As he stated, the Belgrade Archdiocese respectfully waited for the official commemorations of this diplomatic jubilee to pass in the institutions, in order to then “present its modest contribution in the form of this collection”.

He reminded that an exhibition was previously held in the State Archives of Serbia on the occasion of the centenary of diplomatic relations, and then it was shown at the Pontifical Lateran University in Rome, which was also attended by Serbian Foreign Minister Nikola Selakovic during his visit to the Vatican.

As he stated, the Secretary of the Holy See for Relations with States, Archbishop Paul Richard Gallagher, was in Belgrade recently and met with the top of the state and the Serbian Orthodox Church (SOC).

Stating that “dialogue is the form and essence of diplomacy”, he explained that the archdiocese gathered local and experts from Rome who have a common commitment to studying that “specific science and art, as we call diplomacy”.

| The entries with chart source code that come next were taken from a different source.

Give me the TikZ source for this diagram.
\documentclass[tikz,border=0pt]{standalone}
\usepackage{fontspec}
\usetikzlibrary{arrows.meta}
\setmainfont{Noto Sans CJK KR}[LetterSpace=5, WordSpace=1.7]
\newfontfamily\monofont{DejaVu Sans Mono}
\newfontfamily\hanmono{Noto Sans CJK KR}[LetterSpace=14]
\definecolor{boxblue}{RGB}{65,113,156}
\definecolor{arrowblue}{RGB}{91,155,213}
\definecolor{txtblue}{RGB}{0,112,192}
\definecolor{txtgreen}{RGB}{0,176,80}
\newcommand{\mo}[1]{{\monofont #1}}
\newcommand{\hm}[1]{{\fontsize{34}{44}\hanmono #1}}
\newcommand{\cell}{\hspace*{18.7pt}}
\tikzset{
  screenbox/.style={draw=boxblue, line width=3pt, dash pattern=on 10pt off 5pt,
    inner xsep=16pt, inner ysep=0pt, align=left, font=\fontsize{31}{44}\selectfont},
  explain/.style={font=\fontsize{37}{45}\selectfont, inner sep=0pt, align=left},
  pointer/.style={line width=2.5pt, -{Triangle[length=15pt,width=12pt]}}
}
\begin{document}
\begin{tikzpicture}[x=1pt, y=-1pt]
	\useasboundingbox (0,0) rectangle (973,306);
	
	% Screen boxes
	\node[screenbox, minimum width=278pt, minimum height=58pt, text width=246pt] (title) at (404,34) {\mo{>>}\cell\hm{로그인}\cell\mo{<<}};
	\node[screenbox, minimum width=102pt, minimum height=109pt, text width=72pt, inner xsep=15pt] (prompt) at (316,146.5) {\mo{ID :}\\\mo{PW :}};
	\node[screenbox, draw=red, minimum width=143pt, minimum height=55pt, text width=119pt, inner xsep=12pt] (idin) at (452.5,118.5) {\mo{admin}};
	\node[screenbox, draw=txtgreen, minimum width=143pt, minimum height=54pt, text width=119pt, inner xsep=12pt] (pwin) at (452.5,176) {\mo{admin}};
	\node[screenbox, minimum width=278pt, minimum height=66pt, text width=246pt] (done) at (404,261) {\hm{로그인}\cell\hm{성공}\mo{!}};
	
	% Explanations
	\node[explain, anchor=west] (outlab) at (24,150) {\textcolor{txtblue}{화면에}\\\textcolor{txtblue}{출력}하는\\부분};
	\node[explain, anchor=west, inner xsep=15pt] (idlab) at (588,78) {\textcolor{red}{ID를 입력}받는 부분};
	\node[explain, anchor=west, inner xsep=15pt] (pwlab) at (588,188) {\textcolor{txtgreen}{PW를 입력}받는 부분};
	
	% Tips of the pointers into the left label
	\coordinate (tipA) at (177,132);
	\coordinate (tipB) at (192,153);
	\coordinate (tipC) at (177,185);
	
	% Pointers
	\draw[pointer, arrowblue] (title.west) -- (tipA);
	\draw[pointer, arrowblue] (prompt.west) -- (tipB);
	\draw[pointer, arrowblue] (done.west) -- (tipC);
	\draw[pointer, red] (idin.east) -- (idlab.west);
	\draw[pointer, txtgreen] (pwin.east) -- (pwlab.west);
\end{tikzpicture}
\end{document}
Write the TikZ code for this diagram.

In addition to the editor’s introductory study, the collection contains six original scientific papers by eminent experts in the field of international relations and diplomatic history, Miloš Vulić, Milosav Djoković, Radmila Radić, Rita Tolomeo, Giuseppe Maria Croce and Massimiliano Valente.

According to Archbishop Hocevar, their scientific papers collected in the collection are intended for experts, diplomats, church representatives as well as lay people interested in the diplomatic history of Belgrade and the Vatican, “which requires special attention due to its complexity.”

In a letter read at the promotion, Serbian Ambassador to the Holy See Sima Avramovic pointed out that the appearance of new works is of great importance for a fuller view of a number of finesse in establishing diplomatic relations between the Kingdom of Serbs, Croats, Slovenes and the Holy See.

“The works in this collection primarily encourage thinking about how important our bilateral relations were for both sides, strengthening the belief in the necessity of their further development in the times to come,” said Avramović.

The presentation was attended by representatives of the Serbian Orthodox Church, the state, former ambassadors to the Holy See and other public figures.